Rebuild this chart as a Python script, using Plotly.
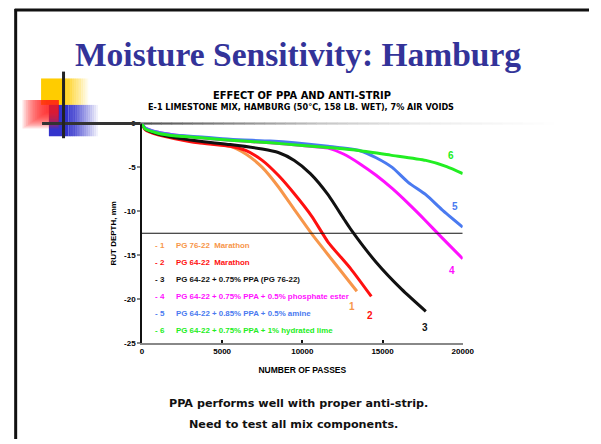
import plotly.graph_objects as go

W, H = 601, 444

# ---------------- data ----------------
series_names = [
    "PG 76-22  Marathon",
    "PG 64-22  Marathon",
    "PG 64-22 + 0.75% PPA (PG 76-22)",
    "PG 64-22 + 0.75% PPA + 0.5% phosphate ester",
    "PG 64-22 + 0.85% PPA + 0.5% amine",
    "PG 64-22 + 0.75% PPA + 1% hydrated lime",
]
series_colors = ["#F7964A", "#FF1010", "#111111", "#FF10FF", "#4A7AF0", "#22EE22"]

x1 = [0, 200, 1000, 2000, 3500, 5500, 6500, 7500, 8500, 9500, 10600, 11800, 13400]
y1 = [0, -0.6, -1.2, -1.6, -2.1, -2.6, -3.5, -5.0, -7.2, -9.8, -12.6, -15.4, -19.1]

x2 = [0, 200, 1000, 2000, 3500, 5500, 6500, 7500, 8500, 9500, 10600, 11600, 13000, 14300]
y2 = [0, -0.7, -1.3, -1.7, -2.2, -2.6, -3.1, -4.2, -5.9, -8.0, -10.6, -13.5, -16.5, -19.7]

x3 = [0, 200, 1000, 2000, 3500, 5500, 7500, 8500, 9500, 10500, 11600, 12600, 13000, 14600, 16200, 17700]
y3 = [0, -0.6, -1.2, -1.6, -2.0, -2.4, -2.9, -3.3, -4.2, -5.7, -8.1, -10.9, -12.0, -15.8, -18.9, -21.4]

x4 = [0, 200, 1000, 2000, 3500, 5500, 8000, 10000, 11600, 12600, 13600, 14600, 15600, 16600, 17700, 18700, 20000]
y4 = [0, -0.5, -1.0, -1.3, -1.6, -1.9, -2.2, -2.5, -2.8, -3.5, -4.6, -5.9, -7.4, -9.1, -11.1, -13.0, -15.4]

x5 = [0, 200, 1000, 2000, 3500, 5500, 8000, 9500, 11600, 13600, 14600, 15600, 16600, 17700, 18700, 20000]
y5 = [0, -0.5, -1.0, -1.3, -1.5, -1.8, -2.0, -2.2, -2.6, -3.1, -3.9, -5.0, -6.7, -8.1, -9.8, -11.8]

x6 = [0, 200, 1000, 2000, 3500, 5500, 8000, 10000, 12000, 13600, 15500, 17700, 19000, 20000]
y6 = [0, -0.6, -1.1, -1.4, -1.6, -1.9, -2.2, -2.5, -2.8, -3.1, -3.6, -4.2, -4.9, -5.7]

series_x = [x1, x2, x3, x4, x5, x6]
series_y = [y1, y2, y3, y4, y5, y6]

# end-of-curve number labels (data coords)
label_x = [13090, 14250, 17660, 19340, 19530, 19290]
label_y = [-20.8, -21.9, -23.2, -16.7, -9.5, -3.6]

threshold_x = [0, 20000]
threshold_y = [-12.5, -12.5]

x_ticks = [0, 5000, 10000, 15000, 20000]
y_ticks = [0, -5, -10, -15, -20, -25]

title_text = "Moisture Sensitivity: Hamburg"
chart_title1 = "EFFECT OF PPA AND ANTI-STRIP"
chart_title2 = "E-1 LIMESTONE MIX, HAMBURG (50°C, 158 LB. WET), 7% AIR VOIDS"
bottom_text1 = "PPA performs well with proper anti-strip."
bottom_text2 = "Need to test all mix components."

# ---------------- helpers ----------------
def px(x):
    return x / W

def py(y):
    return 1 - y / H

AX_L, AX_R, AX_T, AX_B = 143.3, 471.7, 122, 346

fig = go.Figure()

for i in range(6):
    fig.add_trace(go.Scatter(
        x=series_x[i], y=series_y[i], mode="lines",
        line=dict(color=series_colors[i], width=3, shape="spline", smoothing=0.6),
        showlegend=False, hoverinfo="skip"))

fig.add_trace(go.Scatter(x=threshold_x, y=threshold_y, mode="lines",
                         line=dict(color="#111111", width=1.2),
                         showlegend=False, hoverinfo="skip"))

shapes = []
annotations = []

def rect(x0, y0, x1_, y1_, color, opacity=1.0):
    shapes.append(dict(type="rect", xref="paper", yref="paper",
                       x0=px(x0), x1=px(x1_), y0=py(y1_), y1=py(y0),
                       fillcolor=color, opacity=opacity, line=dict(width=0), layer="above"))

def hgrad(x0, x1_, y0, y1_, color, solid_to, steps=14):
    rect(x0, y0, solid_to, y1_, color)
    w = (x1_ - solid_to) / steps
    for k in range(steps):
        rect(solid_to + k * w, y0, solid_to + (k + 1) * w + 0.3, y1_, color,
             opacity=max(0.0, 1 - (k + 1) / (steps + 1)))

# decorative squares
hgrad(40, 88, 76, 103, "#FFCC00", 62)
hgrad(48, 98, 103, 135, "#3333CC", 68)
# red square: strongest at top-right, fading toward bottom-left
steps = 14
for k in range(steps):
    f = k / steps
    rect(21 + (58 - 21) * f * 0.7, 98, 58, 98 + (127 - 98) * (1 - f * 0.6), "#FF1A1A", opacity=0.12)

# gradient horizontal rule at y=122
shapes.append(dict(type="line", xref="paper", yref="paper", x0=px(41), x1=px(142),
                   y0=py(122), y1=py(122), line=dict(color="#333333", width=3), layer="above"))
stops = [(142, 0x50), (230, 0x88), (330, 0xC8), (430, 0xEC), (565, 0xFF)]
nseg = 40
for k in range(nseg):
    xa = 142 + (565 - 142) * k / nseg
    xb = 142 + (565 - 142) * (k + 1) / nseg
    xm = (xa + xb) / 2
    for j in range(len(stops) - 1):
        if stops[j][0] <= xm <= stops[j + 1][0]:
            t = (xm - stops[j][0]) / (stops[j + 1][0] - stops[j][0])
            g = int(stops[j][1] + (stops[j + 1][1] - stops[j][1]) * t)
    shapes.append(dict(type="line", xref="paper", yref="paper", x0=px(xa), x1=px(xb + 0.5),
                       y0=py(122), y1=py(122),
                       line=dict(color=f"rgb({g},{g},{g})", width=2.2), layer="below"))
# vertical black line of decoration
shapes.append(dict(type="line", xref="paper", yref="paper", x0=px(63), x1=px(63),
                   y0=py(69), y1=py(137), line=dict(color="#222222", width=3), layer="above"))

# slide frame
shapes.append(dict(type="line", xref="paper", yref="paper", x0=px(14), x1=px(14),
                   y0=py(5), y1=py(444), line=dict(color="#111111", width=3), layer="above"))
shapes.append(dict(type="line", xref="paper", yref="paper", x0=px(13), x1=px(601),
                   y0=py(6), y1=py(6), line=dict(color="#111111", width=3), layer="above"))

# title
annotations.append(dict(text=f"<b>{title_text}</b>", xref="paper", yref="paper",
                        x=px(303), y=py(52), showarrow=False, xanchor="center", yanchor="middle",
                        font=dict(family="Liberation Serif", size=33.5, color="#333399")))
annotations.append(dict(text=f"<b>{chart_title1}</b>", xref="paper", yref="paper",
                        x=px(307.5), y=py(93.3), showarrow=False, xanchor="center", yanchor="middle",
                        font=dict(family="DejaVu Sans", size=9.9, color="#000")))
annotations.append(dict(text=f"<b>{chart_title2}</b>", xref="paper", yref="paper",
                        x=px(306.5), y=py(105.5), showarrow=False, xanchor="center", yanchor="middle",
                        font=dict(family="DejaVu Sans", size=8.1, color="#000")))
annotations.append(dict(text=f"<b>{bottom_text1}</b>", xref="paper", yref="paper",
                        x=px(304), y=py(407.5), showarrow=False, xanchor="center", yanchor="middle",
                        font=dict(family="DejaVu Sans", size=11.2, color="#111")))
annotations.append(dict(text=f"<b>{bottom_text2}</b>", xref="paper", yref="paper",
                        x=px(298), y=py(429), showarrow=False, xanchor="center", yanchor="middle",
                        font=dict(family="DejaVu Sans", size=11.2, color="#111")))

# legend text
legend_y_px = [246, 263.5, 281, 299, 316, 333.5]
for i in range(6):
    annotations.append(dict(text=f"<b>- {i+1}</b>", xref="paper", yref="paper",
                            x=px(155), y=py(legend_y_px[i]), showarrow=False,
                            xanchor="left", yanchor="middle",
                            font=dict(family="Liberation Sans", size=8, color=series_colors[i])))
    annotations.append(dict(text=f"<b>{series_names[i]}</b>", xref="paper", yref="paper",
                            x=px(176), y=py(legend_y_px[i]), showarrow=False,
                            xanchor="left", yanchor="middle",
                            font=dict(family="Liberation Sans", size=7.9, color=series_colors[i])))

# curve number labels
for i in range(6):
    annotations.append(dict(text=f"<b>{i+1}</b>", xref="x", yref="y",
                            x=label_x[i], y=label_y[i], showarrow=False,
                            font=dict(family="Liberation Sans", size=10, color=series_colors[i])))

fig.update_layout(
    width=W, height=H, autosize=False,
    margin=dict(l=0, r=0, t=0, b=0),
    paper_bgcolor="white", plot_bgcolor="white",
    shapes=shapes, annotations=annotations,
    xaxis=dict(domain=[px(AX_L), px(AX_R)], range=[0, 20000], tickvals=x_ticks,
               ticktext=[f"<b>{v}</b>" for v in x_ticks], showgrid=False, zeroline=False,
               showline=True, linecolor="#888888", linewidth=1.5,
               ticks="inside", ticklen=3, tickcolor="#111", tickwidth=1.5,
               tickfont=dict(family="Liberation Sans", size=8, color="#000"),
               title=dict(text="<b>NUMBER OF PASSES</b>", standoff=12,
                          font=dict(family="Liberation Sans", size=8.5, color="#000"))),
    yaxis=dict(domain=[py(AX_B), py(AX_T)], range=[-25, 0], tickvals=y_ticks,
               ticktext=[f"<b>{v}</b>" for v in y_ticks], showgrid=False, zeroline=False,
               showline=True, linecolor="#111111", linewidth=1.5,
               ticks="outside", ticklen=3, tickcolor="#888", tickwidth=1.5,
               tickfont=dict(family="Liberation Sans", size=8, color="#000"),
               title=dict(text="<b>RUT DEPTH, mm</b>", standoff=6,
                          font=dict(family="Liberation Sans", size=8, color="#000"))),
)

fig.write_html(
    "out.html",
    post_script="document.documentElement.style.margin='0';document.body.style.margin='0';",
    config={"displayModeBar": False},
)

* **TASK**
Your task is to reproduce exactly the lines from the start of the data above through the line containing "-4.2, -4.9, -5.7]", leaving every picture out.

* **EXERCISE ANSWER**
Rebuild this chart as a Python script, using Plotly.
import plotly.graph_objects as go

W, H = 601, 444

# ---------------- data ----------------
series_names = [
    "PG 76-22  Marathon",
    "PG 64-22  Marathon",
    "PG 64-22 + 0.75% PPA (PG 76-22)",
    "PG 64-22 + 0.75% PPA + 0.5% phosphate ester",
    "PG 64-22 + 0.85% PPA + 0.5% amine",
    "PG 64-22 + 0.75% PPA + 1% hydrated lime",
]
series_colors = ["#F7964A", "#FF1010", "#111111", "#FF10FF", "#4A7AF0", "#22EE22"]

x1 = [0, 200, 1000, 2000, 3500, 5500, 6500, 7500, 8500, 9500, 10600, 11800, 13400]
y1 = [0, -0.6, -1.2, -1.6, -2.1, -2.6, -3.5, -5.0, -7.2, -9.8, -12.6, -15.4, -19.1]

x2 = [0, 200, 1000, 2000, 3500, 5500, 6500, 7500, 8500, 9500, 10600, 11600, 13000, 14300]
y2 = [0, -0.7, -1.3, -1.7, -2.2, -2.6, -3.1, -4.2, -5.9, -8.0, -10.6, -13.5, -16.5, -19.7]

x3 = [0, 200, 1000, 2000, 3500, 5500, 7500, 8500, 9500, 10500, 11600, 12600, 13000, 14600, 16200, 17700]
y3 = [0, -0.6, -1.2, -1.6, -2.0, -2.4, -2.9, -3.3, -4.2, -5.7, -8.1, -10.9, -12.0, -15.8, -18.9, -21.4]

x4 = [0, 200, 1000, 2000, 3500, 5500, 8000, 10000, 11600, 12600, 13600, 14600, 15600, 16600, 17700, 18700, 20000]
y4 = [0, -0.5, -1.0, -1.3, -1.6, -1.9, -2.2, -2.5, -2.8, -3.5, -4.6, -5.9, -7.4, -9.1, -11.1, -13.0, -15.4]

x5 = [0, 200, 1000, 2000, 3500, 5500, 8000, 9500, 11600, 13600, 14600, 15600, 16600, 17700, 18700, 20000]
y5 = [0, -0.5, -1.0, -1.3, -1.5, -1.8, -2.0, -2.2, -2.6, -3.1, -3.9, -5.0, -6.7, -8.1, -9.8, -11.8]

x6 = [0, 200, 1000, 2000, 3500, 5500, 8000, 10000, 12000, 13600, 15500, 17700, 19000, 20000]
y6 = [0, -0.6, -1.1, -1.4, -1.6, -1.9, -2.2, -2.5, -2.8, -3.1, -3.6, -4.2, -4.9, -5.7]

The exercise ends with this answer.